Vous avez dédié l’un de vos contes à Maradona. Vous écrivez être en dettes avec lui. Pouvez-vous nous en dire davantage ?Je ne suis pas un défenseur de tout ce Maradona a fait ou dit, loin de là. Mais, en même temps, la loyauté est, pour moi, quelque chose d’important. Maradona m’a fait de grands cadeaux, surtout en 1986. Ce match contre l’Angleterre, même si je sais que la guerre et sport sont des choses distinctes, et que je n’aime pas les mélanger, il y a des situations qui dépassent ta raison.

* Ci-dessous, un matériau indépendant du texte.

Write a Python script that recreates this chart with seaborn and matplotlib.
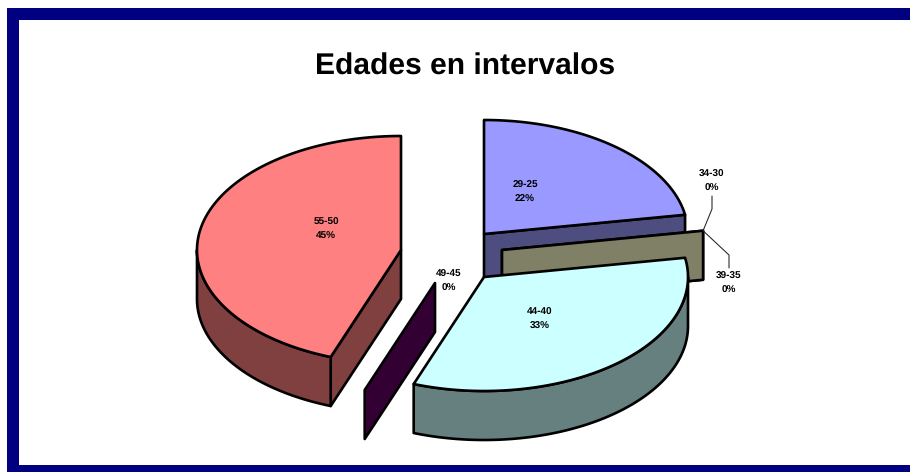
import numpy as np
import matplotlib
matplotlib.use("Agg")
import matplotlib.pyplot as plt
from matplotlib.patches import Polygon, Rectangle
import seaborn as sns

# ---- data (clockwise from 12 o'clock) ----
age_groups = ["29-25", "34-30", "39-35", "44-40", "49-45", "55-50"]
shares = [22.3, 0.0, 0.0, 33.3, 0.0, 44.4]
pct_labels = ["22%", "0%", "0%", "33%", "0%", "45%"]
chart_title = "Edades en intervalos"

# ---- styles and layout (pixel space) ----
top_palette = sns.color_palette(["#9999FF", "#993366", "#FFFFCC", "#CCFFFF", "#660066", "#FF8080"])
side_palette = sns.color_palette(["#4D4D80", "#4D1A33", "#808066", "#668080", "#330033", "#804040"])
slice_centers = [(484, 234), (502, 250), (502, 250), (484, 277), (435, 283), (401, 250)]
label_positions = [(525, 192), (712, 181), (729, 283), (540, 319), (449, 281), (326, 229)]
radius_x, radius_y, depth = 204, 114, 49
edge = "black"
lw = 1.9

sns.set_theme(style="white")
plt.rcParams["font.family"] = ["Liberation Sans", "DejaVu Sans"]
plt.rcParams["text.hinting"] = "no_hinting"
plt.rcParams["text.hinting_factor"] = 1

fig = plt.figure(figsize=(9.1, 4.72), dpi=100, facecolor="white")
ax = fig.add_axes([0, 0, 1, 1])
ax.set_xlim(0, 910)
ax.set_ylim(472, 0)
ax.axis("off")

# outer frame
navy = "#000080"
ax.add_patch(Rectangle((7, 8), 903, 12, fc=navy, ec="none"))
ax.add_patch(Rectangle((7, 8), 12, 464, fc=navy, ec="none"))
ax.add_patch(Rectangle((7, 465), 903, 7, fc=navy, ec="none"))


def rim(center, a0, a1):
    """Points of the ellipse between clockwise angles a0, a1 (degrees from the top)."""
    t = np.radians(np.linspace(a0, a1, max(int(abs(a1 - a0)) * 2, 2)))
    return np.column_stack([center[0] + radius_x * np.sin(t), center[1] - radius_y * np.cos(t)])


def extrude(points):
    """Wall between a path and the same path moved down by the pie depth."""
    low = points + np.array([0, depth])
    return np.vstack([points, low[::-1]])


def poly(points, color, z):
    ax.add_patch(Polygon(points, closed=True, fc=color, ec=edge, lw=lw, joinstyle="round", zorder=z))


edges = np.concatenate([[0], np.cumsum(shares)]) / np.sum(shares) * 360
for i in range(len(shares)):
    a0, a1 = edges[i], edges[i + 1]
    c = np.array(slice_centers[i], dtype=float)
    top, side = top_palette[i], side_palette[i]
    z0 = 3 + i * 3
    end_pt = rim(c, a1, a1)[:1]
    start_pt = rim(c, a0, a0)[:1]
    # clockwise-end cut wall (faces the viewer for angles under 90 degrees)
    if a1 < 90:
        poly(extrude(np.vstack([c, end_pt])), side, z0)
    # clockwise-start cut wall (faces the viewer for angles past 180 degrees)
    if a0 > 180:
        poly(extrude(np.vstack([c, start_pt])), side, z0)
    # outer wall on the front half of the ellipse
    lo, hi = max(a0, 90), min(a1, 270)
    if hi > lo:
        poly(extrude(rim(c, lo, hi)), side, z0 + 1)
    # top face
    if a1 > a0:
        poly(np.vstack([c, rim(c, a0, a1)]), top, z0 + 2)

# leader lines from the two zero slices
tip = np.array(slice_centers[2]) + rim((0, 0), edges[2], edges[2])[0]
ax.plot([tip[0], 712, 712], [tip[1], 209, 196], color="#222222", lw=0.75, zorder=40)
ax.plot([tip[0], 729, 729], [tip[1], 255, 268], color="#222222", lw=0.75, zorder=40)

for (x, y), name, pct in zip(label_positions, age_groups, pct_labels):
    ax.text(x, y - 7, name, ha="center", va="center", fontsize=6.9, fontweight="bold", color="black", zorder=50)
    ax.text(x, y + 7, pct, ha="center", va="center", fontsize=6.9, fontweight="bold", color="black", zorder=50)

ax.text(465, 67, chart_title, ha="center", va="center", fontsize=21.85, fontweight="bold", color="black")

fig.savefig("out.png", dpi=100, facecolor="white")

Rationnellement, je sais que la guerre des Malouines et ce quart de finale n’avaient rien à voir. Mais, sur le moment, je ne pouvais pas le vivre ainsi. Son match, sa manière de jouer, ses buts, furent un pansement posé sur une grande douleur. Quatre ans auparavant, 650 gamins avaient été tués dans cette guerre. Le jour du match, je me rappelle que le pays s’est paralysé. L’ambiance était tendue, angoissante, car il existait une réelle peur que le résultat soit inverse. Si en plus ils nous éliminaient du Mondial, tout aurait été pire. Au final, la victoire a été vécue comme une libération. Je crois qu’on l’a davantage fêté que le titre de champion du monde. J’avais 18 ans.
Vous pourriez écrire le même texte sur Messi ?Je ne le sais pas encore. Les circonstances historiques sont différentes. Bien heureusement, nous ne sommes plus en guerre. Il faudrait aussi attendre quelques années, car Messi est un joueur extraordinaire, mais il a encore beaucoup à donner. Pour le moment, je préfère me limiter à me laisser surprendre par ce joueur, à prendre plaisir devant ces matchs. Etant donné sa personnalité, Messi ne pourra devenir une icône argentine, comme Maradona, qu’au travers d’un immense exploit avec la sélection. Si il nous donne la Coupe du monde, oui il deviendra un personnage illustre, comme Maradona, sinon il ne va pas acquérir cette dimension, malgré ces gigantesques exploits.